What is the latest on storm Claudette? Will it hit the United States?
Tropical Storm Claudette became a tropical depression, but it is expected to strengthen as it reaches the East Coast
Tropical Storm Claudette became a tropical depression over the weekend after it made landfall on much of the South, bringing rain, wind and deaths.
- In total, 13 people died in Alabama Saturday because of the storm’s strength, NPR reports.
- Alabama officials said 10 people, including nine children, died in a crash connected to the storm, according to USA Today.
What to expect from Claudette on Monday
Though the worst seems over, Claudette will strengthen again into a tropical storm on Sunday and Monday. More high winds and tropical storm conditions will batter the East Coast around North Carolina, according to NPR.

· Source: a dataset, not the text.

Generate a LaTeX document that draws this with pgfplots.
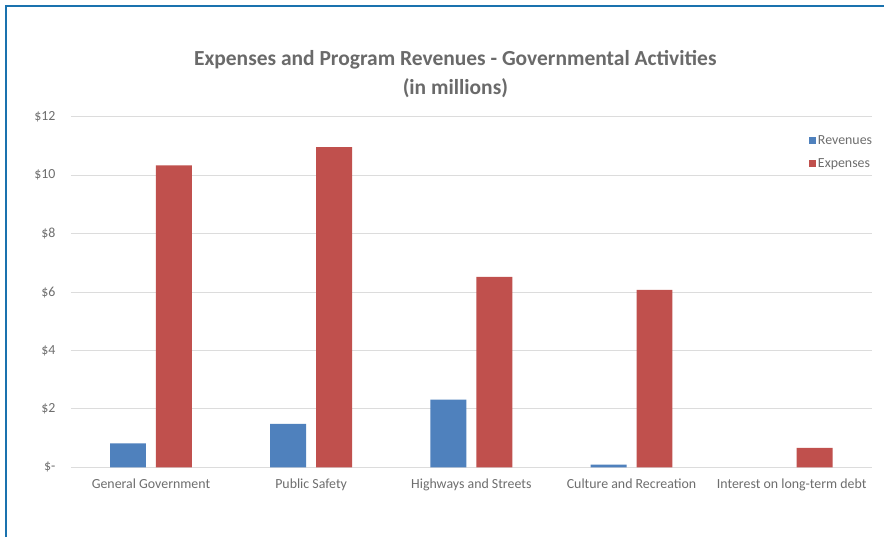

- South Carolina, meanwhile, has a tropical storm watch in effect for the storm.
The National Hurricane Center said anyone near southern Georgia, northern Florida or the Carolina states should prepare for flooding, tornadoes and torrential downpours.
- “As the large circulation of Claudette moves off of the southeastern United States coast later today and tonight, winds will increase along and offshore of the coast, and the system is expected to regain tropical storm status by Monday morning,” the NHC said. “Additional re-strengthening is forecast on Monday and Monday night while the cyclone moves over the warmer waters of the Gulf Stream.”
Here are the 11 AM EDT Sunday Key Messages for #Claudette. The system is still producing heavy rains with possible flash floods over much of the southeastern U.S. A few tornadoes are also possible today across parts of Georgia and the Carolinas. https://t.co/tW4KeFW0gB pic.twitter.com/qwMv7aKL5T— National Hurricane Center (@NHC_Atlantic) June 20, 2021
What happened to Claudette?
Claudette was deemed the first tropical storm system of the season and was the third storm of the season to get a name from meteorologists, as I wrote of the Deseret News. It was the first storm of the season that was expected to hit land on the United States.